Moon Knight, Marvel evreninin farklı karakterlerinden biri. Hem psikolojik hem mitolojik öğeler içermesi bakımından benim dikkatimi çekmişti. Bu yüzden dizisini izledim ve açıkçası çok beğendim. Normalde ilk çizgi romanları okuyup dizisini izlemem daha makul olurdu ama tam tersini yaptım, bu seferlik böyle olsun.
Moon Knight, birden fazla kişiliği yüzünden delilik ile süper kahramanlığın arasında sıkışmış. Bu yüzden dizisinde yahut çizgi romanlarında Marc Spector ile birlikte siz de fazla gelgit yaşıyorsunuz ve bittabi kafanız karışıyor. Belki de Moon Knight'ı orijinal kılan budur...
Kesinlikle bol aksiyon ve çıldırmalı bir macera arıyorsanız, doğru adrestesiniz: Moon Knight size ilaç gibi gelecek...
"Ebedi karanlığa karşı sen tek başına bir ışık olmalısın."
"Ama-- bir--- bir şey yaptılar. Artık göremiyorum. Gerçeği göremiyorum. Söyle bana, Khonshu... Tüm bunlar gerçek mi? Yoksa ben delinin teki miyim?"
"Önemi var mı?"
"Ne?!"
"Deli olup olmamanın bir önemi var mı? Deliliğin senin gücün, Marc. Deliliğin sağ kalmanı sağlayacak şey. Deliliğinle savaşmayı bırakmalısın. Teslim ol. Bırak çılgınlık kılavuzun olsun.
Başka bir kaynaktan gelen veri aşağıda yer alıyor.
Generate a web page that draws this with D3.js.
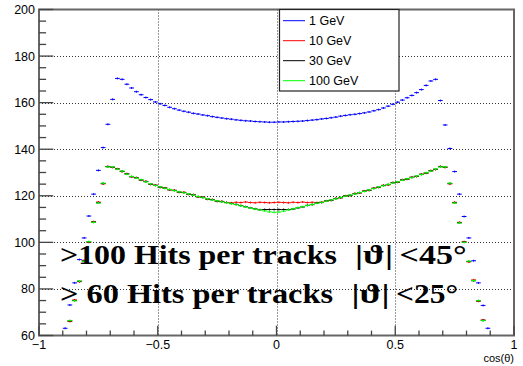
<!DOCTYPE html>
<html><head><meta charset="utf-8">
<script src="https://cdn.jsdelivr.net/npm/d3@7"></script>
<style>html,body{margin:0;padding:0;background:#fff}svg{display:block}</style>
</head><body>
<script>
// ---------- data ----------
const cosTheta = [-0.89,-0.87,-0.85,-0.83,-0.81,-0.79,-0.77,-0.75,-0.73,-0.71,-0.69,-0.67,-0.65,-0.63,-0.61,-0.59,-0.57,-0.55,-0.53,-0.51,-0.49,-0.47,-0.45,-0.43,-0.41,-0.39,-0.37,-0.35,-0.33,-0.31,-0.29,-0.27,-0.25,-0.23,-0.21,-0.19,-0.17,-0.15,-0.13,-0.11,-0.09,-0.07,-0.05,-0.03,-0.01,
 0.01,0.03,0.05,0.07,0.09,0.11,0.13,0.15,0.17,0.19,0.21,0.23,0.25,0.27,0.29,0.31,0.33,0.35,0.37,0.39,0.41,0.43,0.45,0.47,0.49,0.51,0.53,0.55,0.57,0.59,0.61,0.63,0.65,0.67,0.69,0.71,0.73,0.75,0.77,0.79,0.81,0.83,0.85,0.87,0.89];
const binWidth = 0.02;

const hits1GeV = [63.1,73.1,82.6,92.6,101.9,111.3,120.7,130.9,140.7,150.7,161.4,170.4,170.0,167.9,166.3,164.7,163.4,162.2,161.3,160.3,159.5,158.8,158.0,157.4,156.8,156.3,155.9,155.4,155.1,154.7,154.4,154.0,153.7,153.4,153.1,152.9,152.6,152.4,152.2,152.1,151.9,151.8,151.7,151.6,151.6,
 151.7,151.7,151.8,151.9,152.0,152.1,152.3,152.5,152.7,153.0,153.2,153.5,153.8,154.2,154.5,154.8,155.0,155.3,155.6,156.0,156.5,157.0,157.7,158.5,159.3,160.2,161.1,162.1,163.1,164.3,165.6,167.4,169.3,170.0,160.9,150.4,140.3,130.4,120.7,111.1,101.9,92.1,82.6,72.9,63.1];

const hits10GeV = [null,66.0,75.3,83.1,92.3,100.0,108.9,117.3,125.1,132.6,132.2,131.6,130.4,129.5,128.1,127.8,126.7,126.2,124.9,124.6,123.6,123.4,122.5,122.4,121.5,121.5,120.6,120.5,119.5,119.4,118.5,118.4,117.6,117.6,117.1,117.0,117.2,117.1,117.3,117.1,117.0,117.2,117.1,117.0,117.1,
 117.2,117.1,117.0,117.2,117.1,117.3,117.1,117.2,117.1,117.3,117.8,118.0,118.9,119.1,120.0,120.1,121.0,121.2,122.1,122.3,123.3,123.6,124.5,124.7,125.7,125.8,126.9,127.1,128.0,128.3,129.3,129.7,130.8,131.3,132.6,132.2,125.1,117.2,108.6,100.3,91.6,83.9,74.7,66.7,null];

const hits30GeV = [null,66.3,75.0,83.3,92.0,100.2,108.7,117.0,125.3,132.5,132.3,131.5,130.5,129.4,128.2,127.7,126.8,126.1,125.0,124.5,123.7,123.3,122.6,122.3,121.6,121.4,120.7,120.4,119.6,119.3,118.6,118.3,117.7,117.5,117.1,116.7,116.3,115.8,115.3,114.8,114.4,114.0,114.1,114.1,114.1,
 114.1,114.1,114.1,114.3,114.8,115.2,115.9,116.2,116.9,117.1,117.8,118.1,118.8,119.2,119.9,120.2,120.9,121.3,122.0,122.4,123.2,123.7,124.4,124.8,125.6,125.9,126.8,127.2,127.9,128.4,129.2,129.8,130.7,131.4,132.5,132.3,125.3,117.0,108.4,100.1,91.8,83.5,74.9,66.5,null];

const hits100GeV = [null,66.4,74.9,83.4,91.9,100.3,108.6,116.9,125.4,132.4,132.4,131.4,130.6,129.3,128.3,127.6,126.9,126.0,125.1,124.4,123.8,123.2,122.7,122.2,121.7,121.3,120.8,120.3,119.7,119.2,118.7,118.2,117.8,117.4,117.0,116.6,116.2,115.7,115.2,114.7,114.3,113.9,113.5,113.1,112.9,
 113.0,113.4,113.9,114.4,114.9,115.3,115.8,116.3,116.8,117.2,117.7,118.2,118.7,119.3,119.8,120.3,120.8,121.4,121.9,122.5,123.1,123.8,124.3,124.9,125.5,126.0,126.7,127.3,127.8,128.5,129.1,129.9,130.6,131.5,132.4,132.4,125.4,116.9,108.3,100.0,91.9,83.6,75.0,66.4,null];

const seriesNames = ["1 GeV","10 GeV","30 GeV","100 GeV"];
const seriesColors = ["#0000ff","#ff0000","#000000","#00ff00"];
const seriesValues = [hits1GeV, hits10GeV, hits30GeV, hits100GeV];

const xTicks = [-1,-0.5,0,0.5,1];
const xTickLabels = ["\u22121","\u22120.5","0","0.5","1"];
const yTicks = [60,80,100,120,140,160,180,200];
const xLabel = "cos(\u03b8)";
const textLines = [
  {main:">100 Hits per tracks", angle:"|\u03d1|", cut:"<45\u00b0"},
  {main:"> 60 Hits per tracks", angle:"|\u03d1|", cut:"<25\u00b0"}
];

// ---------- layout ----------
const W = 523, H = 366;
const L = 39, R = 514, T = 9.5, B = 335.5;
const svg = d3.select("body").append("svg").attr("width", W).attr("height", H);
const x = d3.scaleLinear().domain([-1, 1]).range([L, R]);
const y = d3.scaleLinear().domain([60, 200]).range([B, T]);

// grid
const grid = svg.append("g").attr("stroke", "#333").attr("stroke-width", 1).attr("stroke-dasharray", "1,2");
grid.selectAll("line.gy").data(yTicks.filter(v => v > 60 && v < 200)).join("line")
  .attr("x1", L).attr("x2", R).attr("y1", d => Math.round(y(d)) + 0.5).attr("y2", d => Math.round(y(d)) + 0.5);
grid.selectAll("line.gx").data(xTicks.filter(v => v > -1 && v < 1)).join("line")
  .attr("y1", T).attr("y2", B).attr("x1", d => Math.round(x(d)) + 0.5).attr("x2", d => Math.round(x(d)) + 0.5);

// histograms
seriesValues.forEach((vals, si) => {
  const g = svg.append("g").attr("stroke", seriesColors[si]).attr("stroke-width", 1);
  const pts = cosTheta.map((c, i) => ({c, v: vals[i]})).filter(d => d.v != null && d.v >= 60 && d.v <= 200);
  g.selectAll("line.h").data(pts).join("line")
    .attr("x1", d => x(d.c - binWidth / 2)).attr("x2", d => x(d.c + binWidth / 2))
    .attr("y1", d => y(d.v)).attr("y2", d => y(d.v));
  g.selectAll("line.e").data(pts).join("line")
    .attr("x1", d => x(d.c)).attr("x2", d => x(d.c))
    .attr("y1", d => y(d.v) - 1).attr("y2", d => y(d.v) + 1);
});

// frame
svg.append("rect").attr("x", L).attr("y", T).attr("width", R - L).attr("height", B - T)
  .attr("fill", "none").attr("stroke", "#666").attr("stroke-width", 2);

// ticks (inside)
const axG = svg.append("g").attr("stroke", "#444").attr("stroke-width", 1.3);
const xMinor = d3.range(-10, 11).map(k => k / 10);
axG.selectAll("line.xt").data(xMinor).join("line")
  .attr("x1", d => x(d)).attr("x2", d => x(d))
  .attr("y1", B).attr("y2", d => B - (Math.abs(d * 2 - Math.round(d * 2)) < 1e-6 ? 9.75 : 4.9));
const yMinor = d3.range(60, 201, 5);
axG.selectAll("line.yt").data(yMinor).join("line")
  .attr("y1", d => y(d)).attr("y2", d => y(d))
  .attr("x1", L).attr("x2", d => L + (d % 20 === 0 ? 14.25 : 7.1));

// tick labels
svg.append("g").attr("font-family", "Liberation Sans, Arial, sans-serif").attr("font-size", 12.5)
  .selectAll("text").data(yTicks).join("text")
  .attr("x", 35).attr("y", d => y(d)).attr("dy", "0.36em").attr("text-anchor", "end").text(d => d);
svg.append("g").attr("font-family", "Liberation Sans, Arial, sans-serif").attr("font-size", 12.5)
  .selectAll("text").data(xTicks).join("text")
  .attr("x", d => x(d)).attr("y", 348.5).attr("text-anchor", "middle").text((d, i) => xTickLabels[i]);
svg.append("text").attr("x", R).attr("y", 361.5).attr("text-anchor", "end")
  .attr("font-family", "Liberation Sans, Arial, sans-serif").attr("font-size", 11).text(xLabel);

// legend
const lg = svg.append("g");
lg.append("rect").attr("x", 279.5).attr("y", T).attr("width", 119.5).attr("height", 81.5)
  .attr("fill", "#fff").attr("stroke", "#222").attr("stroke-width", 1.2);
seriesNames.forEach((n, i) => {
  const ly = 20.7 + i * 20;
  lg.append("line").attr("x1", 283).attr("x2", 305).attr("y1", ly).attr("y2", ly)
    .attr("stroke", seriesColors[i]).attr("stroke-width", 1);
  lg.append("text").attr("x", 309).attr("y", ly + 4.5).attr("font-family", "Liberation Sans, Arial, sans-serif")
    .attr("font-size", 12.5).text(n);
});

// big annotation text
const spec = [
  {y: 264, main: [60, 277], angle: [355, 38], cut: [399.5, 67]},
  {y: 303, main: [60, 273], angle: [351.5, 38], cut: [396, 62]}
];
textLines.forEach((t, i) => {
  const s = spec[i];
  [["main", s.main], ["angle", s.angle], ["cut", s.cut]].forEach(([k, pos]) => {
    svg.append("text").attr("x", pos[0]).attr("y", s.y)
      .attr("font-family", "Liberation Serif, Times New Roman, serif").attr("font-weight", "bold")
      .attr("font-size", 28).attr("textLength", pos[1]).attr("lengthAdjust", "spacingAndGlyphs")
      .text(t[k]);
  });
});
</script>
</body></html>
Deliliğin sana yol göstermesine izin ver."
"Marc, ne görüyorsun? Sana ne olarak görünüyorlar?!"
"Mumyalar görüyorum, Crawley. Bir sürü mumya."
"Tamam, güzel. Bende mi sıkıntı var diye endişelenmiştim."
"Bakın, metro vagonlarında insanlar var!"
"Crawley, tatlım... Bunlar insan falan değil."
"Toplu taşıma sistemimizin gerçekten de cehennemi aratmadığını söylemek isterim."
"Onlara yol göstermem gerek... Gecenin Yolcularını korumalıyım."
"Mon ami, şu an bile pek çok şeyi riske ediyoruz. Bizi görebilirler--"
"Görsünler. Beni gelirken görmelerini seviyorum."